* _TASK GOAL_: Extract each line of the data below exactly as written.

* _SUPPLIED MATERIAL_:
━━━━━━━━━━
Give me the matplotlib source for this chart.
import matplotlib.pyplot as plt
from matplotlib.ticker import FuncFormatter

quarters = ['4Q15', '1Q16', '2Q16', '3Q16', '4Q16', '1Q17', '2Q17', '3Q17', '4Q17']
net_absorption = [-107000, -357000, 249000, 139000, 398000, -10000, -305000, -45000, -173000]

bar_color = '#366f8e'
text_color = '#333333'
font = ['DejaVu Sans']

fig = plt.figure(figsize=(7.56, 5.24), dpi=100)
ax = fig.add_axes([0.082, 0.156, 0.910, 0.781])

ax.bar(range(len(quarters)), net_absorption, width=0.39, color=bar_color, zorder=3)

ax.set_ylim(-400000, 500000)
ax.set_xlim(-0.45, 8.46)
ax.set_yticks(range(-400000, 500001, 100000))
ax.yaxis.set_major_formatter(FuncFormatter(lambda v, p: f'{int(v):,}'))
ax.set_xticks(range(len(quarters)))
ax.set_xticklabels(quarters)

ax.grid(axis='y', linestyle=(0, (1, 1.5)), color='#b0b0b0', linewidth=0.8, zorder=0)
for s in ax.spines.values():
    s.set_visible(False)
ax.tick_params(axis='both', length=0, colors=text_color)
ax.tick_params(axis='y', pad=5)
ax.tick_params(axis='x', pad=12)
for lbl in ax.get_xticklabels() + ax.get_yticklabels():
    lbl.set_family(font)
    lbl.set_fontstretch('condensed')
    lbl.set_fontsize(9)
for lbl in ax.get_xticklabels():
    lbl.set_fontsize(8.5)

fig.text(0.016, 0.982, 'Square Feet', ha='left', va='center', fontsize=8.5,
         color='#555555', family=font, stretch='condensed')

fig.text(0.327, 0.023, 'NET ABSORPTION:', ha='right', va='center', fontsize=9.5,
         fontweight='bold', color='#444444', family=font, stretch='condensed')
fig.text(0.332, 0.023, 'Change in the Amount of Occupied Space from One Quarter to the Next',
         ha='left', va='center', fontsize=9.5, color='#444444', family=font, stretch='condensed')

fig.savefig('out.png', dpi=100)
━━━━━━━━━━
* _EXPECTED ANSWER_:
Give me the matplotlib source for this chart.
import matplotlib.pyplot as plt
from matplotlib.ticker import FuncFormatter

quarters = ['4Q15', '1Q16', '2Q16', '3Q16', '4Q16', '1Q17', '2Q17', '3Q17', '4Q17']
net_absorption = [-107000, -357000, 249000, 139000, 398000, -10000, -305000, -45000, -173000]

bar_color = '#366f8e'
text_color = '#333333'
font = ['DejaVu Sans']

fig = plt.figure(figsize=(7.56, 5.24), dpi=100)
ax = fig.add_axes([0.082, 0.156, 0.910, 0.781])

ax.bar(range(len(quarters)), net_absorption, width=0.39, color=bar_color, zorder=3)

ax.set_ylim(-400000, 500000)
ax.set_xlim(-0.45, 8.46)
ax.set_yticks(range(-400000, 500001, 100000))
ax.yaxis.set_major_formatter(FuncFormatter(lambda v, p: f'{int(v):,}'))
ax.set_xticks(range(len(quarters)))
ax.set_xticklabels(quarters)

ax.grid(axis='y', linestyle=(0, (1, 1.5)), color='#b0b0b0', linewidth=0.8, zorder=0)
for s in ax.spines.values():
    s.set_visible(False)
ax.tick_params(axis='both', length=0, colors=text_color)
ax.tick_params(axis='y', pad=5)
ax.tick_params(axis='x', pad=12)
for lbl in ax.get_xticklabels() + ax.get_yticklabels():
    lbl.set_family(font)
    lbl.set_fontstretch('condensed')
    lbl.set_fontsize(9)
for lbl in ax.get_xticklabels():
    lbl.set_fontsize(8.5)

fig.text(0.016, 0.982, 'Square Feet', ha='left', va='center', fontsize=8.5,
         color='#555555', family=font, stretch='condensed')

fig.text(0.327, 0.023, 'NET ABSORPTION:', ha='right', va='center', fontsize=9.5,
         fontweight='bold', color='#444444', family=font, stretch='condensed')
fig.text(0.332, 0.023, 'Change in the Amount of Occupied Space from One Quarter to the Next',
         ha='left', va='center', fontsize=9.5, color='#444444', family=font, stretch='condensed')

fig.savefig('out.png', dpi=100)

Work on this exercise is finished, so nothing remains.